Jada Graves served as the freshman floor general for Edison’s run to the Virginia AAA quarterfinals last year, but her offseason focus centered on becoming a more deadly mid-range scorer.

The 5-foot-9 guard put up more than 300 shots a day over the summer while playing for the AAU team Havoc City, which traveled to Georgia, Tennessee and Florida. That added work has paid off this season.

The southpaw standout leads the seventh-ranked Eagles in scoring at 12.5 points per game, and averages three assists, four rebounds and four steals.

“She’s beginning to look for her shot more,” Edison Coach Dianne Lewis said. “She’s a very unselfish player and she likes to pass the ball, but lately she’s looked for her shot more, particularly in times where we need her to score.”

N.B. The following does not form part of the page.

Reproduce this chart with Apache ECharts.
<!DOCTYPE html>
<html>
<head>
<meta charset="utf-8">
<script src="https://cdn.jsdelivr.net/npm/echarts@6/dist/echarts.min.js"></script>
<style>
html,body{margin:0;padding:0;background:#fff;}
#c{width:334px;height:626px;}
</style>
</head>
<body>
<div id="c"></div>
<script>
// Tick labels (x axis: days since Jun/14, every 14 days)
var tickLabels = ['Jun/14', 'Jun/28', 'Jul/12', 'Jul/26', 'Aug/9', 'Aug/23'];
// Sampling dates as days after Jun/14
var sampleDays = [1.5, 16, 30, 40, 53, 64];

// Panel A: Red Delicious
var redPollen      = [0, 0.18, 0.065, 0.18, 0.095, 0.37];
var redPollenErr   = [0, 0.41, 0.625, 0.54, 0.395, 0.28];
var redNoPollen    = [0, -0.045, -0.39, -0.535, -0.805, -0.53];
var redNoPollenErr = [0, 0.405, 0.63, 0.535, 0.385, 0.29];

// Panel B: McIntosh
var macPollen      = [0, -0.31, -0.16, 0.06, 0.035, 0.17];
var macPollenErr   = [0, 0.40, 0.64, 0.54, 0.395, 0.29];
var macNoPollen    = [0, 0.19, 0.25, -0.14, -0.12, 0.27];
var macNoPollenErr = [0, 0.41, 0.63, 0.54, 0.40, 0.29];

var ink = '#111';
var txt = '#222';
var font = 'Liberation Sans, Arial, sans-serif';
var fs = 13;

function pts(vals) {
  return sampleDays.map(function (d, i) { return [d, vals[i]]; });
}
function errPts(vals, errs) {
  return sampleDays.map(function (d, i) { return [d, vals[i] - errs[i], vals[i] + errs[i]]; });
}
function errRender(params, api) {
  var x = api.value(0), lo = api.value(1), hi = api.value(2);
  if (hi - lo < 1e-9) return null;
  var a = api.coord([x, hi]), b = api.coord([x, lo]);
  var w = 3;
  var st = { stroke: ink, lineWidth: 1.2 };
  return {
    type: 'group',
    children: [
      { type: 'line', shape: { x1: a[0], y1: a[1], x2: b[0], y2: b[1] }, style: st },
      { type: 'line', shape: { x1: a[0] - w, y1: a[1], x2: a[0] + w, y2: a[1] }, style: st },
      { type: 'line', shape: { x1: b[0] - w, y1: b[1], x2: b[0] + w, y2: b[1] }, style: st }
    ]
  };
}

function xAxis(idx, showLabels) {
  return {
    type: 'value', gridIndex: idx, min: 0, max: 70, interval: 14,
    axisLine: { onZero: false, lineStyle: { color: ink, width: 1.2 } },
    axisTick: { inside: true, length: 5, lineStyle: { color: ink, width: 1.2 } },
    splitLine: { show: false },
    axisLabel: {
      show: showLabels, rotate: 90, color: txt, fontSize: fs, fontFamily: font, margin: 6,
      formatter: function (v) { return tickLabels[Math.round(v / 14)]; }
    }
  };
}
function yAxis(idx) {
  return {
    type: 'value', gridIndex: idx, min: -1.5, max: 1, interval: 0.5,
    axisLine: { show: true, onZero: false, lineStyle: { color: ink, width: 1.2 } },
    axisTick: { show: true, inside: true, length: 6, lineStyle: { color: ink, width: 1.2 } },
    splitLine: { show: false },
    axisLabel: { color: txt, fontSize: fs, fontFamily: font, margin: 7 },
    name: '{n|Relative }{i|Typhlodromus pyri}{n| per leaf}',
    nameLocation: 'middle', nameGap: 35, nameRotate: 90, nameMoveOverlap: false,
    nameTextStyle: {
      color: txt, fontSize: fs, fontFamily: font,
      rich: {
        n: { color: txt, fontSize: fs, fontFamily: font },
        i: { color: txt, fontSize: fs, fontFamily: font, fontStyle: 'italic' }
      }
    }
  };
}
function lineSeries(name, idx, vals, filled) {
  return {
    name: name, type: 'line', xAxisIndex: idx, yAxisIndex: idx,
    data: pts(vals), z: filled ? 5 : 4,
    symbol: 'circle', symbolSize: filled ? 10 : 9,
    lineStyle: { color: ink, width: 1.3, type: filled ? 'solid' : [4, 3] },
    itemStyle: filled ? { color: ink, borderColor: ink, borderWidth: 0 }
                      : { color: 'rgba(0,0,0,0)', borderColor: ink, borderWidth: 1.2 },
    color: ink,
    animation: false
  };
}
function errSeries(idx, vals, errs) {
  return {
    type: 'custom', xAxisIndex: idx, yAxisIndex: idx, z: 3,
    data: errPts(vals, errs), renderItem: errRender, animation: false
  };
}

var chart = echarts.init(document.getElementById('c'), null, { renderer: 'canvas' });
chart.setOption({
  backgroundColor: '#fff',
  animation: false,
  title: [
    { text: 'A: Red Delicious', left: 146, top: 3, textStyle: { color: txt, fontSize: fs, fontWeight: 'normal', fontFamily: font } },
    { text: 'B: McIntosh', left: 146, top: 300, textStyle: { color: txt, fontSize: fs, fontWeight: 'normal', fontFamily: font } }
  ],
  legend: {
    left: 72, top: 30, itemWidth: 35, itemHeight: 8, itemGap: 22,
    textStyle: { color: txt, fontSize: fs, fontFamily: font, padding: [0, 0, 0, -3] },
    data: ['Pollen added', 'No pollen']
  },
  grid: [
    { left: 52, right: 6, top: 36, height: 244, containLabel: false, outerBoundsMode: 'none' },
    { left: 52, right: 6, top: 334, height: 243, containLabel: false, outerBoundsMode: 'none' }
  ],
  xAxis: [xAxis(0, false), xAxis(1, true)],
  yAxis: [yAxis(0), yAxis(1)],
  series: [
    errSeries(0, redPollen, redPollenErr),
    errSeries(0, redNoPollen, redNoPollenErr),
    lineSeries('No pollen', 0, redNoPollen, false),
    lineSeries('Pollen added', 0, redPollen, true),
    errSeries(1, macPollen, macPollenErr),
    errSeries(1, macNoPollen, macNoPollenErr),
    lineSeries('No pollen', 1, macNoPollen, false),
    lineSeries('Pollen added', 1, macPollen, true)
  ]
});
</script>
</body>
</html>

In a Jan. 27 rout of Yorktown, Graves set a new career-high of 28 points, and she’s scored 10 or more points in her last nine games. She’s poured in 20 points three times during that stretch. Only a sophomore, Graves has already received recruiting letters from Louisville, Maryland, Virginia Tech, Miami and Duke.

Edison's Jada Graves has worked to improve her mid-range scoring this winter. (Richard A. Lipski/For the Washington Post)

Her work over the summer can be seen with a more confident mid-range jumper, but attacking the basket is still where she gets the majority of her points.

Graves has attempted 124 free throws, making 57 percent . In Tuesday’s five-point win against rival Mount Vernon, she shot 12-for-16 from the line and finished with 22 points.

“We knew their weaknesses, and we studied the previous game to see how they play,” Graves said. “We continued to do things we did great against them.”

The Eagles (17-3, 5-0) sit atop Conference 13, but Lewis wants the team to push the tempo more in the postseason.

The Eagles fell just one game short of the state semifinals last season, and Graves said she can’t pass up open shots in the playoffs, but has to continue to play under control.

“Whenever I get a steal or rebound, I look up the court instead of dribbling because the ball moves faster with passing,” Graves said. “When other teammates get the ball, I can stay in the backcourt, and I need to push out and run more often.”